Mission Viejo voters won’t see any City Council races on their November 2024 ballots.
Instead, all five seats will be up for election in November 2026. The city’s municipal code states that the term for each seat is four years, and all five members on the dais — Mayor Trish Kelley and Councilmembers Bob Ruesch, Wendy Bucknum, Brian Goodell and Cynthia Vasquez — were elected in November 2022.
“City council members shall hold office for four years from the Monday succeeding the county clerk’s certification of the election and until their successors are elected and qualified,” the code says.
Like several cities in Orange County, Mission Viejo was sued in 2018 by Malibu-based attorney Kevin Shenkman over its at-large election system, in which all voters in a city cast their ballots for all members of the council. The lawsuit argued that the city’s system diluted the community’s Latino vote.
The city initially decided to keep in place the at-large system and proposed that voters be given as many votes as there are open seats. For example, if there were five open seats, then a voter could cast all five to one candidate or distribute them among several candidates in a process called cumulative voting. However, officials ultimately dropped that effort and made to switch to district-based elections in 2021 after the secretary of state’s office objected.
In 2022, the city was sued again over its election system by a resident challenging term limits. A lawsuit alleged that Bucknum and then-Councilmembers Greg Raths and Ed Sachs, who were elected in 2018, were only elected to two-year terms and had stayed in office illegally since 2020. At the time, the city said those councilmembers stayed beyond their terms when the city faced a delay in getting cumulative voting set up.
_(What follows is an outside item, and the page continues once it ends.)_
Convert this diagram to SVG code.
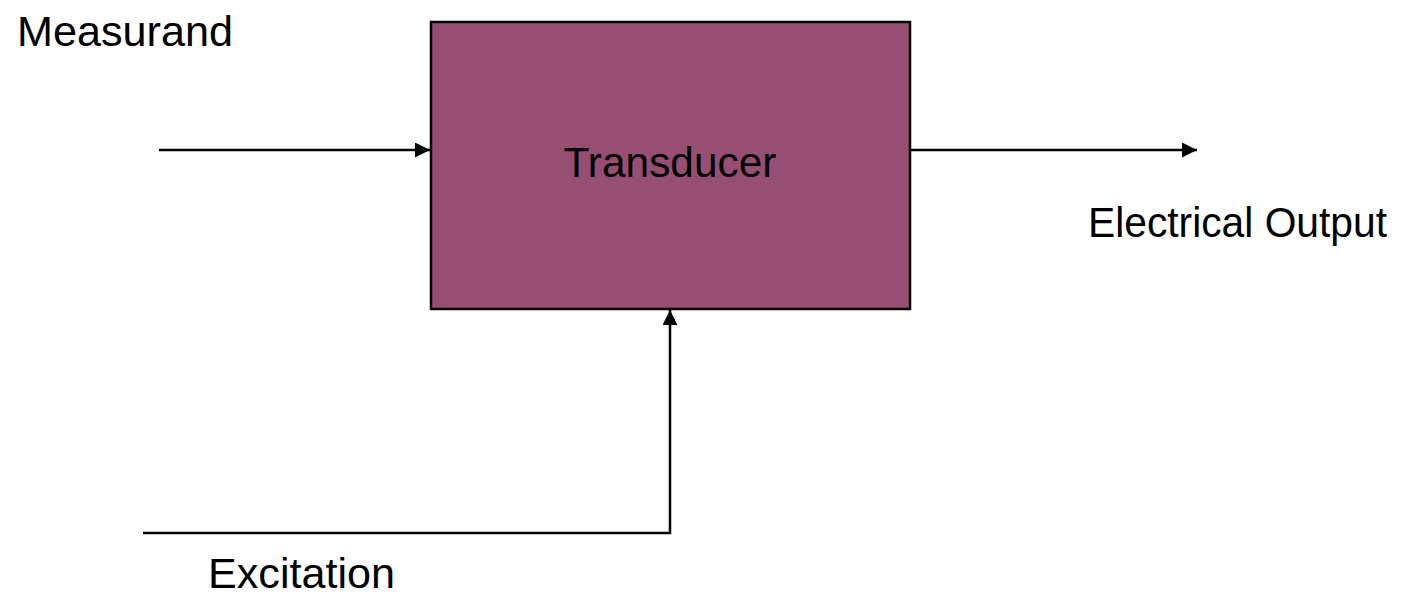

The three councilmembers were removed from office following a ruling from an Orange County Superior Court judge, but because the ruling did not bar them from running for office again, all three were on the 2022 general election ballot. Raths and Sachs lost their races; Bucknum was re-elected.
Kelley and Goodell were elected in 2020 to serve fixed two-year terms, and so their names were also on the ballot in 2022. That means all five seats were also up for election then as well.
When asked whether Mission Viejo will ever consider having staggered elections, which means at least one council seat will be up for election every election year, city attorney Bill Curley said the City Council will work with the administrative staff to consider the options, which will be done in “sufficient time for use in the 2026 election cycle.”
While no council seats will be up for election this year, voters in Mission Viejo will still be able to cast a vote on Measure Y, which if passed will increase the tax the city collects on hotels, motels and property rented from apps like Airbnb and Vrbo, from 8% to 12%.